As the clock strikes 9 in the morning, gongs and bells create a cacophony in front of temples across Odisha. This has been the ritual for nine minutes every day since November 11. This morning service has a different ring to it, though. It is part of a protest by priests against the government’s refusal to allow reopening of temples, closed since mid-March because of the Covid pandemic. The Odisha Mandira Sevayat Sangha, the apex organisation of temple priests in the state, has also decided to stage a dharna outside the state assembly the day it opens for the winter session on November 20.
Gongs And Bells
Faith or health? States everywhere have been chary of reopening temples. But priests in Odisha start a unique protest…. Their dilemma is different: health or starvation?
The sangha held three such gong-and-bell protests over the past month. The decision on daily protests was taken on November 9 after the previous three fell on deaf ears. The priests accuse the Naveen Patnaik government of playing footsie with them. The government, they point out, gave sufficient hints that it was considering reopening the temples after the first protest on October 6 when the chief secretary wrote to district collectors to report within 10 days if temples could be reopened. But it backed off later. “Public worship in temples has been allowed under the Unlock-6 guidelines and many states have already done so. But our government says temples would be reopened only when schools and other institutions reopen in the state,” says Kamadev Tripathy, president of the sangha.
Reopening of temples has been a touchy issue elsewhere as well, especially in Maharashtra where the government is under pressure to open places of worship. The clamour has grown in the past months, with the BJP and several groups protesting often against the Shiv Sena and its ruling Maha Vikas Aghadi over keeping temples shuttered but allowing most activities to restart. There has been an unpleasant exchange between governor B.S. Koshyari, batting for reopening, and chief minister Uddhav Thackeray, who’s constrained by the huge caseload of Covid patients in his state. Thackeray indicated recently that places of worship could be opened up after Diwali.
In Kerala, the government has drawn up to-dos for pilgrims at the Ayyappa temple in Sabarimala, where the annual, two-month Mandala-Makaravillaku season starts on November 16. Only 1,000 pilgrims will be allowed every day to offer prayers at the hill shrine, which was opened for five days in October. As congregations—religious or otherwise—have become super spreaders of the coronavirus across the globe, states are wary of opening places of worship.
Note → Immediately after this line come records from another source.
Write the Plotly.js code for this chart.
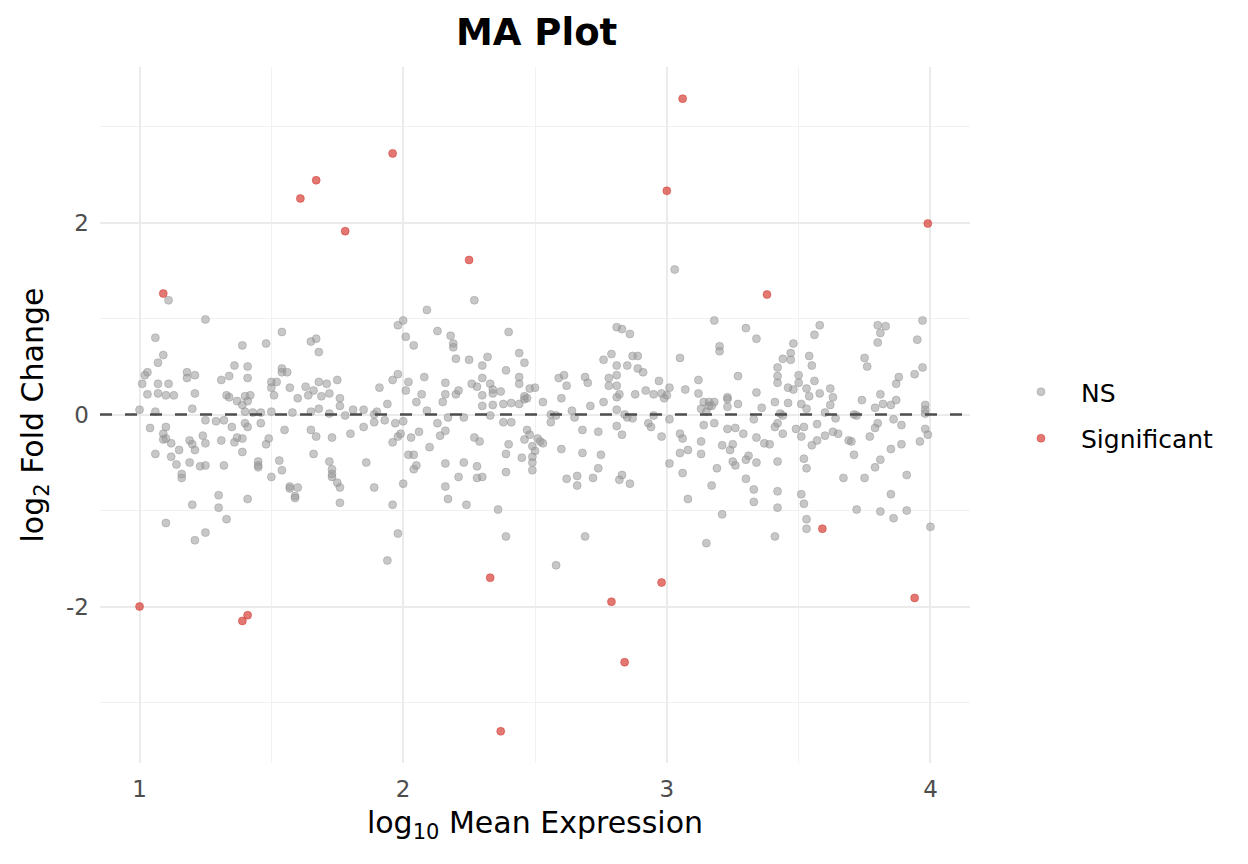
<!DOCTYPE html>
<html>
<head>
<meta charset="utf-8">
<script src="https://cdn.plot.ly/plotly-3.0.1.min.js"></script>
<style>html,body{margin:0;padding:0;background:#fff;}#chart{width:1248px;height:864px;}</style>
</head>
<body>
<div id="chart"></div>
<script>
// Non-significant genes: log10 mean expression (x) and log2 fold change (y)
const nsX = [
1.11,1.25,1.06,1.09,1.07,1.54,1.48,1.39,1.65,1.67,1.68,1.36,1.41,1.54,1.54,1.56,1.03,1.02,1.01,1.18,
1.18,1.21,1.31,1.34,1.41,1.07,1.11,1.03,1.07,1.10,1.13,1.21,1.33,1.34,1.37,1.40,1.42,1.39,1.41,1.50,
1.52,1.50,1.51,1.57,1.63,1.60,1.64,1.66,1.68,1.00,1.06,1.20,1.40,1.43,1.46,1.50,1.58,1.65,1.68,
1.04,1.10,1.09,1.09,1.10,1.12,1.06,1.12,1.15,1.14,1.16,1.16,1.19,1.19,1.20,1.21,1.24,1.25,1.23,1.25,
1.25,1.29,1.32,1.31,1.32,1.35,1.36,1.37,1.39,1.39,1.40,1.41,1.46,1.45,1.45,1.45,1.49,1.48,1.50,1.53,
1.54,1.55,1.57,1.57,1.60,1.59,1.59,1.65,1.67,1.66,1.30,1.30,1.33,1.20,1.41,1.10,1.25,1.21,
2.27,2.09,2.00,1.98,2.01,2.04,2.13,2.18,2.19,2.19,2.40,2.20,2.25,2.30,2.32,2.39,2.44,2.46,1.75,1.71,
1.72,1.69,1.76,1.76,1.81,1.85,1.90,1.94,1.91,1.96,1.98,2.02,2.01,2.08,2.07,2.05,2.09,2.16,2.16,2.15,
2.20,2.21,2.26,2.28,2.30,2.33,2.34,2.34,2.37,2.30,2.30,2.34,2.38,2.41,2.44,2.46,2.48,2.50,2.44,2.44,
2.46,2.47,1.72,1.78,1.89,2.17,2.23,2.33,
1.73,1.80,1.85,1.89,1.93,1.97,2.00,1.96,1.98,1.99,2.03,2.06,2.10,2.13,2.14,2.16,2.27,2.29,2.38,2.41,
2.40,2.39,2.45,2.46,2.47,2.48,2.51,2.49,2.50,2.02,2.04,1.72,1.86,2.49,2.49,2.49,1.73,1.73,1.73,1.75,
1.76,1.76,1.89,1.96,2.00,2.04,2.05,1.98,1.94,2.16,2.23,2.28,2.21,2.16,2.17,2.24,2.28,2.30,2.39,2.36,
2.39,
3.03,3.18,3.30,3.34,3.20,3.20,3.05,3.27,3.12,3.07,3.12,3.01,3.00,2.99,2.98,2.97,2.95,3.14,3.16,3.18,
3.13,3.16,3.17,3.15,3.23,3.23,3.23,3.27,3.34,2.81,2.83,2.86,2.79,2.76,2.87,2.89,2.85,2.81,2.89,2.91,
2.81,2.78,2.78,2.81,2.82,2.81,2.88,2.92,2.81,2.59,2.61,2.62,2.69,2.70,2.60,2.53,2.64,2.71,2.76,3.36,
2.84,2.95,2.56,2.58,2.65,
2.56,2.52,2.53,2.60,2.68,2.75,2.68,2.74,2.81,2.83,2.85,2.87,2.93,2.94,2.98,3.01,3.05,3.06,3.05,3.08,
3.13,3.13,3.14,3.18,3.21,3.24,3.25,3.23,3.26,3.29,3.25,3.31,3.30,3.33,2.74,2.62,2.66,2.66,2.72,2.82,
2.83,2.86,2.69,2.58,3.34,3.19,3.26,3.34,3.30,3.33,3.33,3.17,3.06,3.01,3.08,3.21,3.15,
3.58,3.56,3.48,3.47,3.47,3.44,3.42,3.42,3.42,3.54,3.55,3.50,3.50,3.53,3.56,3.54,3.58,3.46,3.48,3.41,
3.46,3.51,3.53,3.60,3.62,3.63,3.62,3.80,3.83,3.81,3.80,3.75,3.76,3.97,3.95,3.97,3.94,3.88,3.87,3.81,
3.82,3.85,3.87,3.79,3.74,3.98,3.98,3.98,3.71,3.72,3.43,3.44,
3.42,3.41,3.44,3.37,3.39,3.49,3.52,3.51,3.57,3.55,3.57,3.60,3.63,3.65,3.64,3.69,3.70,3.71,3.77,3.80,
3.79,3.86,3.89,3.85,3.89,3.98,3.99,3.96,3.81,3.42,3.52,3.53,3.67,3.75,3.79,3.91,3.42,3.51,3.52,3.42,
3.85,3.72,3.81,3.86,3.91,3.53,3.53,3.41,4.00
];
const nsY = [
1.19,0.99,0.80,0.62,0.54,0.86,0.74,0.72,0.76,0.79,0.65,0.51,0.50,0.48,0.44,0.44,0.44,0.41,0.32,0.44,
0.38,0.41,0.36,0.40,0.38,0.32,0.32,0.21,0.22,0.20,0.20,0.22,0.20,0.18,0.14,0.19,0.20,0.10,0.14,0.34,
0.34,0.28,0.20,0.28,0.29,0.17,0.20,0.25,0.34,0.05,0.03,0.06,0.03,0.02,0.02,0.03,0.02,0.03,0.06,
-0.14,-0.13,-0.20,-0.26,-0.25,-0.30,-0.41,-0.44,-0.37,-0.52,-0.62,-0.66,-0.50,-0.27,-0.31,-0.37,-0.22,-0.30,-0.54,-0.53,
-0.06,-0.07,-0.06,-0.27,-0.53,-0.13,-0.29,-0.24,-0.25,-0.39,-0.09,-0.13,-0.09,-0.49,-0.53,-0.55,-0.25,-0.31,-0.65,-0.48,
-0.58,-0.16,-0.75,-0.77,-0.76,-0.85,-0.87,-0.16,-0.23,-0.41,-0.84,-0.97,-1.09,-0.94,-0.88,-1.13,-1.23,-1.31,
1.19,1.09,0.98,0.93,0.81,0.72,0.87,0.82,0.74,0.70,0.86,0.58,0.57,0.51,0.60,0.46,0.64,0.54,0.36,0.32,
0.22,0.19,0.17,0.09,0.05,0.05,0.03,0.11,0.28,0.36,0.42,0.34,0.25,0.39,0.21,0.13,0.04,0.33,0.21,0.13,
0.21,0.25,0.32,0.29,0.38,0.32,0.26,0.22,0.24,0.20,0.09,0.10,0.11,0.12,0.11,0.16,0.27,0.28,0.32,0.39,
0.19,0.17,0.01,-0.01,0.00,-0.03,-0.03,-0.01,
-0.24,-0.20,-0.13,-0.08,-0.06,-0.09,-0.07,-0.29,-0.23,-0.20,-0.24,-0.18,-0.34,-0.09,-0.22,-0.17,-0.24,-0.28,-0.08,-0.08,
-0.31,-0.41,-0.45,-0.26,-0.16,-0.21,-0.25,-0.33,-0.38,-0.42,-0.42,-0.49,-0.50,-0.44,-0.50,-0.58,-0.57,-0.62,-0.65,-0.71,
-0.76,-0.92,-0.76,-0.94,-0.72,-0.57,-0.53,-1.24,-1.52,-0.51,-0.50,-0.54,-0.65,-0.75,-0.88,-0.94,-0.66,-0.65,-0.60,-0.99,
-1.27,
1.51,0.98,0.90,0.79,0.71,0.66,0.59,0.40,0.36,0.26,0.22,0.28,0.20,0.17,0.22,0.35,0.21,0.13,0.13,0.13,
0.06,0.09,0.09,0.03,0.18,0.16,0.08,0.11,0.23,0.91,0.89,0.84,0.63,0.57,0.61,0.61,0.51,0.51,0.48,0.44,
0.41,0.38,0.30,0.30,0.21,0.18,0.21,0.25,0.05,0.38,0.41,0.30,0.39,0.33,0.17,0.13,0.04,0.09,0.13,0.07,
0.00,-0.01,0.00,-0.01,-0.03,
-0.08,-0.28,-0.30,-0.36,-0.40,-0.42,-0.16,-0.18,-0.12,-0.21,-0.03,-0.04,-0.09,-0.13,-0.23,-0.05,-0.20,-0.25,-0.40,-0.37,
-0.41,-0.28,-0.11,-0.09,-0.32,-0.37,-0.31,-0.15,-0.14,-0.20,-0.49,-0.43,-0.47,-0.05,-0.56,-0.67,-0.64,-0.74,-0.66,-0.68,
-0.63,-0.72,-1.27,-1.57,-0.24,-0.56,-0.53,-0.50,-0.67,-0.78,-0.91,-0.74,-0.61,-0.51,-0.88,-1.04,-1.34,
0.93,0.83,0.74,0.64,0.57,0.58,0.49,0.40,0.33,0.61,0.51,0.41,0.33,0.27,0.35,0.19,0.22,0.28,0.26,0.13,
0.12,0.11,0.06,0.02,0.27,0.18,0.10,0.93,0.92,0.85,0.75,0.59,0.50,0.98,0.78,0.49,0.42,0.39,0.32,0.21,
0.11,0.10,0.15,0.07,0.15,0.10,0.05,0.01,0.00,-0.01,0.01,-0.01,
-0.09,-0.13,-0.20,-0.30,-0.31,-0.15,-0.13,-0.23,-0.10,-0.32,-0.27,-0.22,-0.18,-0.20,-0.04,-0.27,-0.28,-0.42,-0.23,-0.09,
-0.14,-0.05,-0.11,-0.36,-0.31,-0.15,-0.21,-0.28,-0.47,-0.49,-0.46,-0.56,-0.66,-0.66,-0.55,-0.63,-0.80,-0.83,-0.93,-0.97,
-0.83,-0.99,-1.01,-1.08,-1.00,-1.09,-1.19,-1.27,-1.17
];
// Significant genes
const sigX = [1.00,1.09,1.39,1.41,1.61,1.67,1.78,1.96,2.25,2.33,2.37,2.79,2.84,2.98,3.00,3.06,3.38,3.59,3.94,3.99];
const sigY = [-2.00,1.26,-2.15,-2.09,2.25,2.44,1.91,2.72,1.61,-1.70,-3.30,-1.95,-2.58,-1.75,2.33,3.29,1.25,-1.19,-1.91,1.99];
const seriesNames = ["NS", "Significant"];
const xTicks = [1, 2, 3, 4];
const yTicks = [-2, 0, 2];

const FONT = "DejaVu Sans, Liberation Sans, sans-serif";

const traces = [
  {
    x: nsX, y: nsY, type: "scatter", mode: "markers", name: seriesNames[0],
    legendgroup: "a",
    marker: {size: 8, color: "rgba(153,153,153,0.55)", line: {width: 1, color: "rgba(140,140,140,0.4)"}},
    hoverinfo: "x+y"
  },
  {
    x: sigX, y: sigY, type: "scatter", mode: "markers", name: seriesNames[1],
    legendgroup: "b",
    marker: {size: 8, color: "rgba(214,55,45,0.68)", line: {width: 1, color: "rgba(200,40,30,0.4)"}},
    hoverinfo: "x+y"
  }
];

const layout = {
  width: 1248, height: 864,
  paper_bgcolor: "#ffffff", plot_bgcolor: "#ffffff",
  margin: {l: 100, r: 278, t: 67, b: 101},
  font: {family: FONT, color: "#000"},
  title: {text: "<b>MA Plot</b>", font: {family: FONT, size: 37, color: "#000"}, x: 0.43, xanchor: "center", y: 0.963, yanchor: "middle", xref: "container"},
  showlegend: true,
  legend: {
    x: 1.0356, xanchor: "left", y: 0.5, yanchor: "middle",
    font: {family: FONT, size: 25, color: "#000"},
    tracegroupgap: 11, bgcolor: "rgba(0,0,0,0)", itemwidth: 70
  },
  xaxis: {
    range: [0.85, 4.15], tickvals: xTicks, ticktext: xTicks.map(String),
    showgrid: true, gridcolor: "#ebebeb", gridwidth: 2,
    zeroline: false, showline: false, ticks: "",
    tickfont: {family: FONT, size: 23, color: "#4d4d4d"},
    ticklabelstandoff: 10,
    minor: {tickvals: [1.5, 2.5, 3.5], showgrid: true, gridcolor: "#f1f1f1", gridwidth: 1, ticks: ""},
    title: {text: "log<sub>10</sub> Mean Expression", font: {family: FONT, size: 30, color: "#000"}, standoff: 10}
  },
  yaxis: {
    range: [-3.63, 3.62], tickvals: yTicks, ticktext: yTicks.map(String),
    showgrid: true, gridcolor: "#ebebeb", gridwidth: 2,
    zeroline: false, showline: false, ticks: "",
    tickfont: {family: FONT, size: 23, color: "#4d4d4d"},
    ticklabelstandoff: 10,
    minor: {tickvals: [-3, -1, 1, 3], showgrid: true, gridcolor: "#f1f1f1", gridwidth: 1, ticks: ""},
    title: {text: "log<sub>2</sub> Fold Change", font: {family: FONT, size: 30, color: "#000"}, standoff: 13}
  },
  shapes: [{
    type: "line", xref: "paper", x0: 0, x1: 1, yref: "y", y0: 0, y1: 0,
    line: {color: "#4d4d4d", width: 2.4, dash: "12px,13px"}, layer: "above"
  }]
};

Plotly.newPlot("chart", traces, layout, {displayModeBar: false, staticPlot: true});
</script>
</body>
</html>
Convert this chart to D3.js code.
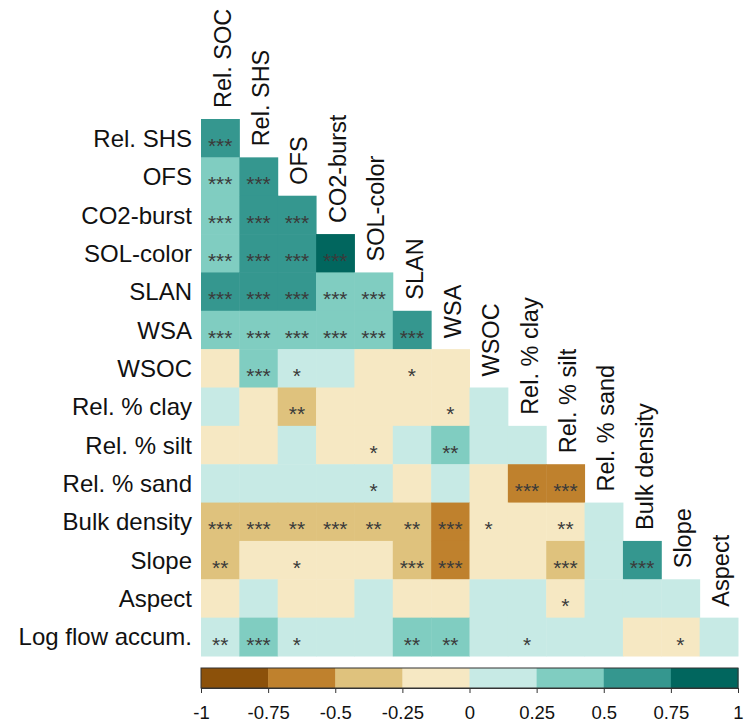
<!DOCTYPE html>
<html>
<head>
<meta charset="utf-8">
<script src="https://cdn.jsdelivr.net/npm/d3@7"></script>
<style>
  html, body { margin: 0; padding: 0; background: #fff; }
  svg { display: block; font-family: "Liberation Sans", Arial, sans-serif; }
</style>
</head>
<body>
<svg id="chart" width="752" height="725"></svg>
<script>
// ---- data ----
const variables = ["Rel. SOC", "Rel. SHS", "OFS", "CO2-burst", "SOL-color", "SLAN", "WSA",
  "WSOC", "Rel. % clay", "Rel. % silt", "Rel. % sand", "Bulk density", "Slope", "Aspect",
  "Log flow accum."];

// lower-triangle correlations: row i (variables[i], i>=1), columns 0..i-1
const corrRows = [
  [0.62],
  [0.45, 0.68],
  [0.41, 0.66, 0.61],
  [0.43, 0.64, 0.59, 0.81],
  [0.58, 0.60, 0.55, 0.44, 0.39],
  [0.46, 0.48, 0.42, 0.40, 0.37, 0.56],
  [-0.08, 0.33, 0.19, 0.12, -0.06, -0.18, -0.10],
  [0.07, -0.09, -0.31, -0.11, -0.13, -0.15, -0.20, 0.05],
  [-0.10, -0.07, 0.11, -0.12, -0.19, 0.09, 0.28, 0.06, 0.10],
  [0.08, 0.10, 0.06, 0.12, 0.18, -0.05, 0.08, -0.04, -0.72, -0.70],
  [-0.40, -0.42, -0.32, -0.38, -0.30, -0.33, -0.55, -0.17, -0.12, -0.24, 0.09],
  [-0.29, -0.14, -0.18, -0.12, -0.10, -0.36, -0.58, -0.08, -0.06, -0.37, 0.11, 0.63],
  [-0.05, 0.07, -0.09, -0.04, 0.06, -0.08, -0.11, 0.04, 0.08, -0.17, 0.05, 0.09, 0.12],
  [0.23, 0.34, 0.17, 0.13, 0.14, 0.28, 0.29, 0.12, 0.18, 0.09, 0.07, -0.11, -0.16, 0.10]
];

const sigRows = [
  ["***"],
  ["***", "***"],
  ["***", "***", "***"],
  ["***", "***", "***", "***"],
  ["***", "***", "***", "***", "***"],
  ["***", "***", "***", "***", "***", "***"],
  ["", "***", "*", "", "", "*", ""],
  ["", "", "**", "", "", "", "*", ""],
  ["", "", "", "", "*", "", "**", "", ""],
  ["", "", "", "", "*", "", "", "", "***", "***"],
  ["***", "***", "**", "***", "**", "**", "***", "*", "", "**", ""],
  ["**", "", "*", "", "", "***", "***", "", "", "***", "", "***"],
  ["", "", "", "", "", "", "", "", "", "*", "", "", ""],
  ["**", "***", "*", "", "", "**", "**", "", "*", "", "", "", "*", ""]
];

const binBreaks = [-0.75, -0.5, -0.25, 0, 0.25, 0.5, 0.75];
const binColors = ["#8c510a", "#bf812d", "#dfc27d", "#f6e8c3", "#c7eae5", "#80cdc1", "#35978f", "#01665e"];
const legendTicks = [-1, -0.75, -0.5, -0.25, 0, 0.25, 0.5, 0.75, 1];

// ---- layout ----
(function () {
const svg = d3.select("#chart");
const mLeft = 201, mRight = 738, mTop = 119, mBottom = 656;

const rowNames = variables.slice(1);
const colNames = variables.slice(0, -1);

const x = d3.scaleBand().domain(colNames).range([mLeft, mRight]).padding(0);
const y = d3.scaleBand().domain(rowNames).range([mTop, mBottom]).padding(0);
const color = d3.scaleThreshold().domain(binBreaks).range(binColors);

const cells = [];
corrRows.forEach((row, i) => {
  row.forEach((v, j) => {
    cells.push({ r: rowNames[i], c: colNames[j], v: v, s: sigRows[i][j] });
  });
});

const g = svg.append("g");
g.selectAll("rect.cell").data(cells).join("rect")
  .attr("class", "cell")
  .attr("x", d => x(d.c))
  .attr("y", d => y(d.r))
  .attr("width", x.bandwidth() + 0.5)
  .attr("height", y.bandwidth() + 0.5)
  .attr("fill", d => color(d.v));

g.selectAll("text.sig").data(cells.filter(d => d.s)).join("text")
  .attr("class", "sig")
  .attr("x", d => x(d.c) + x.bandwidth() / 2)
  .attr("y", d => y(d.r) + y.bandwidth() / 2)
  .attr("dy", "0.7em")
  .attr("text-anchor", "middle")
  .attr("font-size", 21)
  .attr("fill", "#3a3a3a")
  .text(d => d.s);

// row labels
svg.selectAll("text.rowlab").data(rowNames).join("text")
  .attr("class", "rowlab")
  .attr("x", 192)
  .attr("y", d => y(d) + y.bandwidth() / 2)
  .attr("dy", "0.36em")
  .attr("text-anchor", "end")
  .attr("font-size", 24)
  .attr("fill", "#111")
  .text(d => d);

// column labels (rotated, sitting on the diagonal)
svg.selectAll("text.collab").data(colNames).join("text")
  .attr("class", "collab")
  .attr("transform", (d, j) => {
    const cx = x(d) + x.bandwidth() / 2;
    const yy = (j === 0 ? mTop : y(rowNames[j - 1]) + y.bandwidth()) - 11;
    return `translate(${cx},${yy}) rotate(-90)`;
  })
  .attr("dy", "0.45em")
  .attr("text-anchor", "start")
  .attr("font-size", 23.5)
  .attr("fill", "#111")
  .text(d => d);

// ---- colour legend ----
const lx = d3.scaleLinear().domain([-1, 1]).range([mLeft, mRight]);
const legTop = 668, legH = 20;
const bins = binColors.map((c, k) => ({ c: c, a: k === 0 ? -1 : binBreaks[k - 1], b: k === binColors.length - 1 ? 1 : binBreaks[k] }));
svg.selectAll("rect.leg").data(bins).join("rect")
  .attr("class", "leg")
  .attr("x", d => lx(d.a))
  .attr("y", legTop)
  .attr("width", d => lx(d.b) - lx(d.a) + 0.5)
  .attr("height", legH)
  .attr("fill", d => d.c);
svg.append("rect")
  .attr("x", lx(-1)).attr("y", legTop)
  .attr("width", lx(1) - lx(-1)).attr("height", legH)
  .attr("fill", "none").attr("stroke", "#333").attr("stroke-width", 1);

const axis = svg.append("g")
  .attr("transform", `translate(0,${legTop + legH})`)
  .call(d3.axisBottom(lx).tickValues(legendTicks).tickSize(5).tickFormat(d => String(d)));
axis.select(".domain").attr("stroke", "#333");
axis.selectAll(".tick line").attr("stroke", "#333");
axis.selectAll(".tick text")
  .attr("y", 18)
  .attr("font-size", 18.5)
  .attr("font-family", "'Liberation Sans', Arial, sans-serif")
  .attr("fill", "#111");
})();
</script>
</body>
</html>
It’s not just faith playing a part in the outcry over the extended temple lockdown. The quarantine has hit an economy that sustains tens of thousands of people associated with shrines. A priest in Bhubaneswar explains: “Thousands of priests are almost starving…they earn their livelihood from offerings of devotees. The government ignored our demand for Rs 20, 000 to each priest till temples reopen. How do we survive?” For its part, the government points to the possibility of a second wave of Covid infection or a fresh surge like in Kerala and Delhi, if temples—closed, crowded spaces with poor airflow—are thrown open.